Comment by ramoz

Comment by ramoz a day ago

2 replies

If markdown in a git repository isn’t good enough for collaboration, then why would any plugged in abstraction be better?

You imply you have a solution for current wholistic state. For this you would need a solution for context decay and relevant curation — with benchmarks that prove it is also more valuable than constant rediscovery (for quality and cost).

That narrative becomes harsher once you pivot to “general purpose agents” because you’re then competing with every existing knowledge work platform. So you’ll shift into “unified context for all your KW platforms” - where presumably the agents already have access (Claude today can basically go scrape all knowledge from anywhere).

So then it becomes an offering of “current state” in complex human processes and this is a concept I’m not sure any technology can capture; whether it’s across codebases (which for humans we settled on git) and especially not general working scenarios. And I guess this is where it becomes a unified multi-agent wholistic state capture. Ambitious and fun problem.

austinbaggio 17 hours ago

| need a solution for context decay and relevant curation — with benchmarks that prove it is also more valuable than constant rediscovery (for quality and cost).

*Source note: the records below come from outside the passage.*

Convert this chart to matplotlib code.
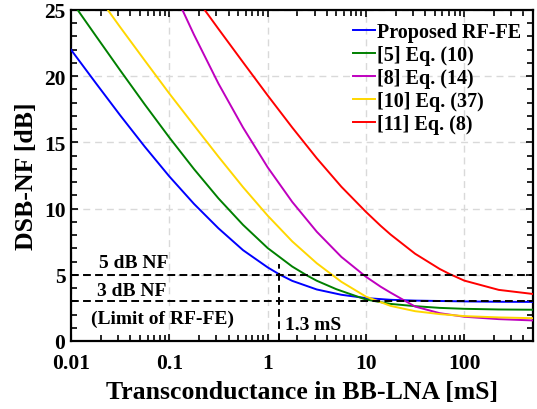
import numpy as np
import matplotlib
matplotlib.use("Agg")
import matplotlib.pyplot as plt
from matplotlib.ticker import LogLocator, MultipleLocator, NullFormatter

# NF curves vs. BB-LNA transconductance (gm in mS, NF in dB)
gm_prop = [0.01, 0.0178, 0.0316, 0.0562, 0.1, 0.178, 0.316, 0.562, 1.0, 1.33, 1.78, 3.16,
           5.62, 10, 17.8, 31.6, 56.2, 100, 224, 500]
nf_prop = [22.0, 19.5, 17.05, 14.68, 12.43, 10.36, 8.51, 6.86, 5.56, 5.01, 4.54, 3.89,
           3.49, 3.24, 3.11, 3.05, 3.02, 2.99, 2.96, 2.95]

gm_ref5 = [0.0117, 0.0178, 0.0316, 0.0562, 0.1, 0.178, 0.316, 0.562, 1.0, 1.78, 2.51, 3.16,
           5.0, 10, 17.8, 31.6, 56.2, 100, 224, 500]
nf_ref5 = [25.0, 23.07, 20.45, 17.87, 15.37, 12.99, 10.77, 8.77, 7.02, 5.62, 4.95, 4.55,
           3.91, 3.13, 2.80, 2.63, 2.50, 2.43, 2.38, 2.36]

gm_ref8 = [0.136, 0.178, 0.316, 0.562, 1.0, 1.78, 3.16, 5.62, 10, 14.1, 17.8, 31.6,
           56.2, 100, 224, 500]
nf_ref8 = [25.0, 23.14, 19.44, 16.12, 13.12, 10.5, 8.25, 6.35, 4.85, 4.1, 3.65, 2.6,
           2.1, 1.83, 1.65, 1.55]

gm_ref10 = [0.0237, 0.0316, 0.0562, 0.1, 0.178, 0.316, 0.562, 1.0, 1.78, 3.16, 4.39, 5.62,
            10, 17.8, 31.6, 56.2, 100, 224, 500]
nf_ref10 = [25.0, 23.71, 21.19, 18.69, 16.29, 13.92, 11.62, 9.47, 7.52, 5.87, 5.07, 4.47,
            3.35, 2.65, 2.25, 2.03, 1.88, 1.78, 1.72]

gm_ref11 = [0.229, 0.316, 0.562, 1.0, 1.78, 3.16, 5.62, 10, 14.1, 17.8, 31.6, 56.2,
            70.8, 100, 224, 500]
nf_ref11 = [25.0, 23.57, 21.05, 18.55, 16.12, 13.8, 11.65, 9.75, 8.7, 8.04, 6.59, 5.44,
            5.06, 4.56, 3.86, 3.55]

labels = ["Proposed RF-FE", "[5] Eq. (10)", "[8] Eq. (14)", "[10] Eq. (37)", "[11] Eq. (8)"]
colors = ["#0000ff", "#008000", "#bf00bf", "#ffd700", "#ff0000"]

xticks = [0.01, 0.1, 1, 10, 100]
xtick_labels = ["0.01", "0.1", "1", "10", "100"]
yticks = [0, 5, 10, 15, 20, 25]

nf_limits = [5, 3]   # dB reference levels
gm_marker = 1.3      # mS where proposed design reaches 5 dB

plt.rcParams["font.family"] = ["Liberation Serif", "DejaVu Serif"]
plt.rcParams["font.weight"] = "bold"

fig = plt.figure(figsize=(5.37, 4.10), dpi=100)
ax = fig.add_axes([0.1322, 0.1659, 0.8604, 0.8073])

curves = [(gm_prop, nf_prop), (gm_ref5, nf_ref5), (gm_ref8, nf_ref8),
          (gm_ref10, nf_ref10), (gm_ref11, nf_ref11)]
for (x, y), lab, c in zip(curves, labels, colors):
    ax.plot(x, y, color=c, lw=1.4, label=lab, zorder=3)

# reference lines
dash = dict(color="black", lw=1.4, ls=(0, (4, 2.2)), zorder=4)
for lvl in nf_limits:
    ax.plot([0.01, 500], [lvl, lvl], **dash)
ax.plot([gm_marker, gm_marker], [0, 5.8], **dash)

ax.text(0.0434, 5.25, "5 dB NF", ha="center", va="bottom", fontsize=14, fontweight="bold")
ax.text(0.041, 3.15, "3 dB NF", ha="center", va="bottom", fontsize=14, fontweight="bold")
ax.text(0.0855, 1.73, "(Limit of RF-FE)", ha="center", va="center", fontsize=14, fontweight="bold")
ax.text(1.5, 1.24, "1.3 mS", ha="left", va="center", fontsize=14, fontweight="bold")

ax.set_xscale("log")
ax.set_xlim(0.01, 500)
ax.set_ylim(0, 25)
ax.set_xticks(xticks)
ax.set_xticklabels(xtick_labels)
ax.xaxis.set_minor_locator(LogLocator(base=10, subs=np.arange(2, 10)))
ax.xaxis.set_minor_formatter(NullFormatter())
ax.set_yticks(yticks)
ax.yaxis.set_minor_locator(MultipleLocator(1))

ax.tick_params(which="both", direction="in", top=True, right=True, width=1.2)
ax.tick_params(which="major", length=5, labelsize=15.5)
ax.tick_params(axis="x", which="major", pad=9)
ax.tick_params(axis="y", which="major", pad=4)
ax.tick_params(which="minor", length=4)
for s in ax.spines.values():
    s.set_linewidth(1.6)

ax.grid(True, which="major", color="#d9d9d9", ls=(0, (5, 3.5)), lw=1.0, zorder=0)

ax.set_xlabel("Transconductance in BB-LNA [mS]", fontsize=18.5, fontweight="bold", labelpad=5)
ax.set_ylabel("DSB-NF [dB]", fontsize=18.5, fontweight="bold", labelpad=4)

leg = ax.legend(loc="upper right", bbox_to_anchor=(1.0, 1.0), frameon=False,
                fontsize=14.5, handlelength=1.1, handletextpad=0.1,
                labelspacing=0.15, borderaxespad=0.2)

fig.savefig("out.png", dpi=100)
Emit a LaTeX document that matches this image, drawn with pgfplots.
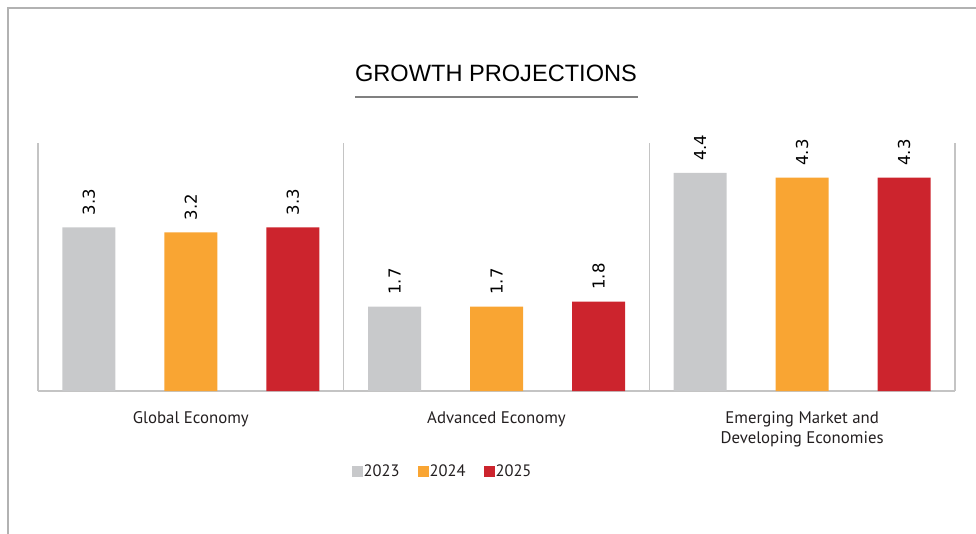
\documentclass[border=0pt]{standalone}
\usepackage{fontspec}
\setmainfont{PT Sans}
\newfontfamily\titlefont{Liberation Sans}
\newfontfamily\valfont{DejaVu Sans}
\usepackage{pgfplots}
\pgfplotsset{compat=1.18}
\definecolor{c23}{HTML}{C8C9CB}
\definecolor{c24}{HTML}{F9A533}
\definecolor{c25}{HTML}{CC242D}
\definecolor{gridgray}{HTML}{C4C4C4}
\definecolor{txt}{HTML}{231F20}
\begin{document}
\begin{tikzpicture}
\path[use as bounding box] (0pt,0pt) rectangle (976pt,-534pt);
\draw[color=gray!60, line width=1.5pt] (8pt,-534pt) -- (8pt,-8pt) -- (976pt,-8pt);
\node[font=\titlefont\fontsize{23.6}{26}\selectfont, text=black, inner sep=0pt] at (496pt,-73.5pt) {GROWTH PROJECTIONS};
\draw[color=gray, line width=2pt] (355pt,-97pt) -- (638pt,-97pt);
\begin{axis}[
    at={(38pt,-391pt)}, anchor=south west,
    scale only axis, width=917pt, height=248pt,
    xmin=-0.5, xmax=2.5, ymin=0, ymax=5,
    enlargelimits=false, clip=false,
    ybar=49pt, bar width=53pt,
    axis x line*=bottom, axis y line=none,
    x axis line style={draw=gridgray, line width=1.5pt},
    xtick={0,1,2},
    xticklabels={Global Economy, Advanced Economy, {Emerging Market and\\Developing Economies}},
    major tick length=0pt,
    xticklabel style={align=center, font=\fontsize{16.8}{20}\selectfont, text=txt, yshift=-17pt},
    extra x ticks={-0.5,0.5,1.5,2.5},
    extra x tick labels={},
    extra x tick style={grid=major, major grid style={draw=gridgray, line width=1.5pt}},
    nodes near coords={\pgfmathprintnumber[fixed, fixed zerofill, precision=1, assume math mode=true]{\pgfplotspointmeta}},
    every node near coord/.append style={rotate=90, anchor=west, inner xsep=12pt, inner ysep=0pt, outer sep=0pt,
        font=\valfont\fontsize{16.5}{16}\selectfont, text=black},
    legend style={at={(axis description cs:0.4406,-0.3226)}, anchor=center, draw=none,
        font=\fontsize{16.5}{18}\selectfont, text=txt,
        nodes={inner xsep=1pt, inner ysep=1pt},
        /tikz/every even column/.append style={column sep=17pt}},
    legend columns=3,
    legend image code/.code={\fill[#1] (0pt,-5.5pt) rectangle (11pt,5.5pt);},
]
\addplot[draw=none, fill=c23] coordinates {(0,3.3) (1,1.7) (2,4.4)};
\addplot[draw=none, fill=c24] coordinates {(0,3.2) (1,1.7) (2,4.3)};
\addplot[draw=none, fill=c25] coordinates {(0,3.3) (1,1.8) (2,4.3)};
\legend{2023,2024,2025}
\end{axis}
\end{tikzpicture}
\end{document}
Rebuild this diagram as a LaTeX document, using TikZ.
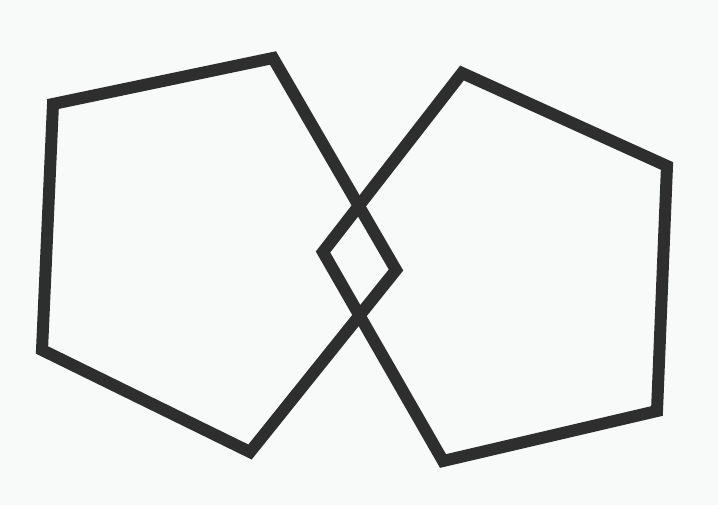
\documentclass[tikz,border=0pt]{standalone}
\begin{document}
\begin{tikzpicture}[x=1pt,y=-1pt,
  pent/.style={draw=ink, line width=12pt, line join=miter}]
\definecolor{ink}{HTML}{2E2E2E}
\definecolor{paper}{HTML}{F8F9F9}
\fill[paper] (0,0) rectangle (718,505);
\useasboundingbox (0,0) rectangle (718,505);
% left pentagon
\coordinate (a1) at (53,104);
\coordinate (a2) at (273,58);
\coordinate (a3) at (396,270);
\coordinate (a4) at (250,452);
\coordinate (a5) at (42,350);
% right pentagon
\coordinate (b1) at (462,73);
\coordinate (b2) at (667,166);
\coordinate (b3) at (657,411);
\coordinate (b4) at (443,461);
\coordinate (b5) at (323,252);
\draw[pent] (a1) -- (a2) -- (a3) -- (a4) -- (a5) -- cycle;
\draw[pent] (b1) -- (b2) -- (b3) -- (b4) -- (b5) -- cycle;
\end{tikzpicture}
\end{document}
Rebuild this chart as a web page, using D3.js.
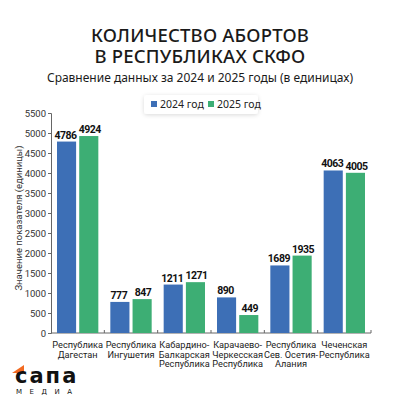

I agree. We are looking at some metr benchmarks, not expecting a simple answer to this, but do you have any in mind you find compelling?

  • ramoz 16 hours ago

    Not really. But, You can go viral again with a "Coding Agents with memory build better software using less tokens" showcasing how you benchmarked a "twitter rebuild" -

    1. Setup Claude Code to build some layers of the stack

    2. Setup Codex to build others.

    In one instance equip them both with your product. Maybe bake in some tribal knowledge.

    In another instance let them work raw.

    In both instances, capture:

         - Time to completion
         - Tokens spent
         - Ability to meet original spec
         - Subjective quality 
         - Number of errors and categorize between the layers, to state something like "raw-claude's backend kept failing with raw-codex's frontend" etc
    
    I imagine this benchmark working well in your favor.